Problem requirements: Reproduce the listing below word for word, with no pictures.

##### Data lines

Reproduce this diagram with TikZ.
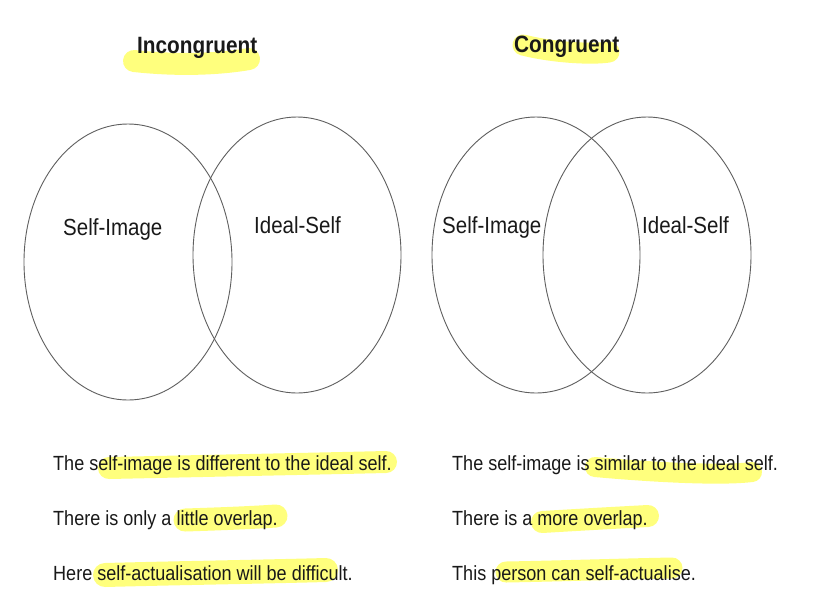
\documentclass[tikz,border=0pt]{standalone}
\usepackage{fontspec}
\setmainfont{Liberation Sans}[FakeStretch=0.88]
\definecolor{hlyellow}{RGB}{255,255,125}
\definecolor{ringgray}{RGB}{95,95,95}
\definecolor{txt}{RGB}{25,25,25}
\begin{document}
\begin{tikzpicture}[x=1pt,y=-1pt,
  hl/.style={draw=hlyellow,line width=22pt,line cap=round},
  ring/.style={draw=ringgray,line width=0.9pt},
  title/.style={anchor=base west,inner sep=0pt,text=txt,font=\fontsize{23.6}{26}\selectfont\bfseries},
  lab/.style={anchor=base west,inner sep=0pt,text=txt,font=\fontsize{23.3}{26}\selectfont},
  line/.style={anchor=base west,inner sep=0pt,text=txt,font=\fontsize{20.5}{24}\selectfont}]
\useasboundingbox (0,0) rectangle (818,611);
\fill[white] (0,0) rectangle (818,611);
% highlights
\draw[hl] (134,61) .. controls (180,66) and (220,64) .. (249,59);
\draw[hl,line width=21pt] (523,45) .. controls (550,52) and (590,55) .. (609,52);
\draw[hl] (109,468) .. controls (200,466) and (300,464) .. (386,462);
\draw[hl,line width=23pt] (185,520) .. controls (215,519) and (245,518) .. (276,516);
\draw[hl,line width=24pt] (105,575) .. controls (180,573) and (250,572) .. (326,570);
\draw[hl,line width=20pt] (595,467) .. controls (650,472) and (720,476) .. (752,472);
\draw[hl] (542,522) .. controls (575,520) and (610,518) .. (648,516);
\draw[hl,line width=21pt] (506,572) .. controls (560,571) and (620,569) .. (672,568);
% ellipses
\draw[ring] (128,262) ellipse [x radius=104pt, y radius=138pt];
\draw[ring] (297,255) ellipse [x radius=104pt, y radius=138pt];
\draw[ring] (536,255) ellipse [x radius=104pt, y radius=138pt];
\draw[ring] (647,255) ellipse [x radius=104pt, y radius=138pt];
% titles
\node[title] (t1) at (137,53) {Incongruent};
\node[title] (t2) at (514,52) {Congruent};
% labels
\node[lab] (si1) at (63,235) {Self-Image};
\node[lab] (is1) at (254,233) {Ideal-Self};
\node[lab] (si2) at (442,233) {Self-Image};
\node[lab] (is2) at (642,233) {Ideal-Self};
% texts
\node[line] (l1) at (53,470) {The self-image is different to the ideal self.};
\node[line] (l2) at (53,525) {There is only a little overlap.};
\node[line] (l3) at (53,580) {Here self-actualisation will be difficult.};
\node[line] (r1) at (452,470) {The self-image is similar to the ideal self.};
\node[line] (r2) at (452,525) {There is a more overlap.};
\node[line] (r3) at (452,580) {This person can self-actualise.};
\end{tikzpicture}
\end{document}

##########

Solution below:
Reproduce this diagram with TikZ.
\documentclass[tikz,border=0pt]{standalone}
\usepackage{fontspec}
\setmainfont{Liberation Sans}[FakeStretch=0.88]
\definecolor{hlyellow}{RGB}{255,255,125}
\definecolor{ringgray}{RGB}{95,95,95}
\definecolor{txt}{RGB}{25,25,25}
\begin{document}
\begin{tikzpicture}[x=1pt,y=-1pt,
  hl/.style={draw=hlyellow,line width=22pt,line cap=round},
  ring/.style={draw=ringgray,line width=0.9pt},
  title/.style={anchor=base west,inner sep=0pt,text=txt,font=\fontsize{23.6}{26}\selectfont\bfseries},
  lab/.style={anchor=base west,inner sep=0pt,text=txt,font=\fontsize{23.3}{26}\selectfont},
  line/.style={anchor=base west,inner sep=0pt,text=txt,font=\fontsize{20.5}{24}\selectfont}]
\useasboundingbox (0,0) rectangle (818,611);
\fill[white] (0,0) rectangle (818,611);
% highlights
\draw[hl] (134,61) .. controls (180,66) and (220,64) .. (249,59);
\draw[hl,line width=21pt] (523,45) .. controls (550,52) and (590,55) .. (609,52);
\draw[hl] (109,468) .. controls (200,466) and (300,464) .. (386,462);
\draw[hl,line width=23pt] (185,520) .. controls (215,519) and (245,518) .. (276,516);
\draw[hl,line width=24pt] (105,575) .. controls (180,573) and (250,572) .. (326,570);
\draw[hl,line width=20pt] (595,467) .. controls (650,472) and (720,476) .. (752,472);
\draw[hl] (542,522) .. controls (575,520) and (610,518) .. (648,516);
\draw[hl,line width=21pt] (506,572) .. controls (560,571) and (620,569) .. (672,568);
% ellipses
\draw[ring] (128,262) ellipse [x radius=104pt, y radius=138pt];
\draw[ring] (297,255) ellipse [x radius=104pt, y radius=138pt];
\draw[ring] (536,255) ellipse [x radius=104pt, y radius=138pt];
\draw[ring] (647,255) ellipse [x radius=104pt, y radius=138pt];
% titles
\node[title] (t1) at (137,53) {Incongruent};
\node[title] (t2) at (514,52) {Congruent};
% labels
\node[lab] (si1) at (63,235) {Self-Image};
\node[lab] (is1) at (254,233) {Ideal-Self};
\node[lab] (si2) at (442,233) {Self-Image};
\node[lab] (is2) at (642,233) {Ideal-Self};
% texts
\node[line] (l1) at (53,470) {The self-image is different to the ideal self.};
\node[line] (l2) at (53,525) {There is only a little overlap.};
\node[line] (l3) at (53,580) {Here self-actualisation will be difficult.};
\node[line] (r1) at (452,470) {The self-image is similar to the ideal self.};
\node[line] (r2) at (452,525) {There is a more overlap.};
\node[line] (r3) at (452,580) {This person can self-actualise.};
\end{tikzpicture}
\end{document}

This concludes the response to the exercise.